Nun also auch Angela Merkel. Die frühere Kanzlerin hat 2020 ihre Position mißbraucht, um Parteipolitik zu machen und der AfD heftig eine mitzugeben. Sie kann das natürlich machen, aber eben nicht mit den Ressourcen des Staates, dessen Regierungsgeschäfte sie führt. So steht es schwarz auf weiß im Urteil des Bundesverfassungsgerichts vom Mittwoch.
Das Ergebnis kann niemanden überraschen. Schon anderen Bundesministern war in den vergangenen Jahren von den Karlsruher Richtern immer wieder auf die Finger gehauen worden, wenn sie ihre Ministeriums-Mittel dazu nutzten, um die AfD anzugehen. So bei der damaligen Bildungsministerin Johanna Wanka (CDU) oder Ex-Innenminister Horst Seehofer (CSU). Auch Sachsens Ministerpräsident Michael Kretschmer (CDU) wurde bereits gerüffelt.
Immer wieder bekommt die AfD recht
Die Sache ist also klar: keine Parteipolitik auf den Internetseiten der Bundesregierung, kein AfD-Bashing in Ministeriums-Flugblättern, keine Wahl-Rückgängigmachungen auf Pressekonferenzen der Bundesregierung. Jeder Jura-Student im ersten Semester weiß das mittlerweile. Und dennoch muß die AfD regelmäßig das oberste Gericht anrufen, um ihre Rechte zu wahren.
Entweder hat diese Dauer-Neutralitätsverletzung System oder in den Bundesregierungen sitzen zu wenige Juristen. Letzteres kann definitiv ausgeschlossen werden. Merkel, Wanka, Seehofer und Konsorten untergraben das ohnehin schon erschütterte Vertrauen in einen zunehmend dysfunktionalen Staat. Wenn Regierungen ihre massiven Mittel nutzen, um die Opposition verächtlich zu machen, verkommt Deutschland zur Bananenrepublik. Da braucht sich niemand mehr an Erdogan zu stören.
Skandalöses Sondervotum einer Richterin
Ob die jetzige Exekutive daraus lernt? Abwarten. Das Grundproblem ist, daß auch das Merkel-Urteil des Verfassungsgerichtes in letzter Konsequenz eben keine Konsequenzen nach sich zieht. Karlsruhe kann nur monieren, keine Strafen verhängen oder Wiedergutmachungen gewähren. Nur feststellen. Ein scharfes Schwert sieht anders aus.

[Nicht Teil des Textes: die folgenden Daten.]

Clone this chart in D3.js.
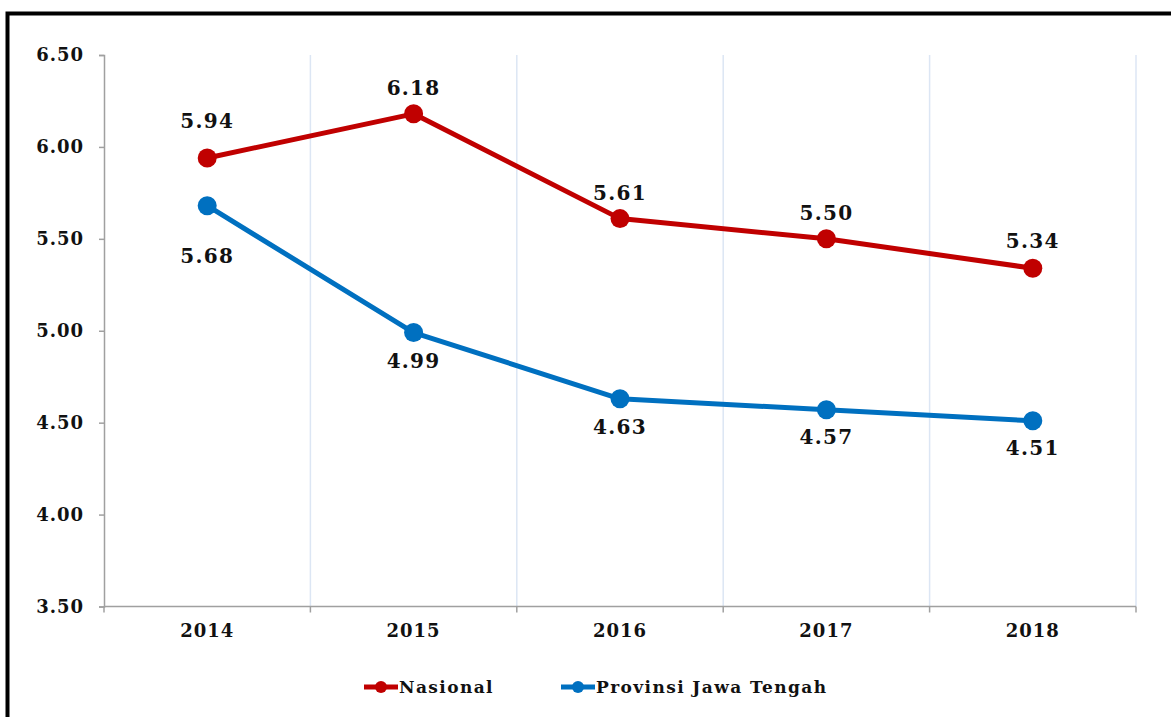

Überaus bedenklich und medial kaum wahrgenommen ist übrigens das Sondervotum der Richterin Astrid Wallrabenstein. Sie wurde von den Grünen für das Amt nominiert. Sie meint, kurz gesagt, bei der Selbstdarstellung der Regierungstätigkeit brauche es keine Neutralitätspflicht. Nur wenn wirtschaftliche Ressourcen der Regierung genutzt würden, müsse das Verfassungsgericht vielleicht etwas genauer hinschauen.
Wallrabenstein läßt dabei unter den Tisch fallen, daß die Webseite der Bundesregierung, die Merkel als Bühne für ihre parteipolitischen Spielchen nutzte, nur existiert, weil es einen überaus gut ausgestatteten Regierungsapparat gibt. Setzt sich diese Argumentation irgendwann durch, hätten sich die Parteien den Staat endgültig zur Beute gemacht. Von einem Rechtsstaat kann dann keine Rede mehr sein.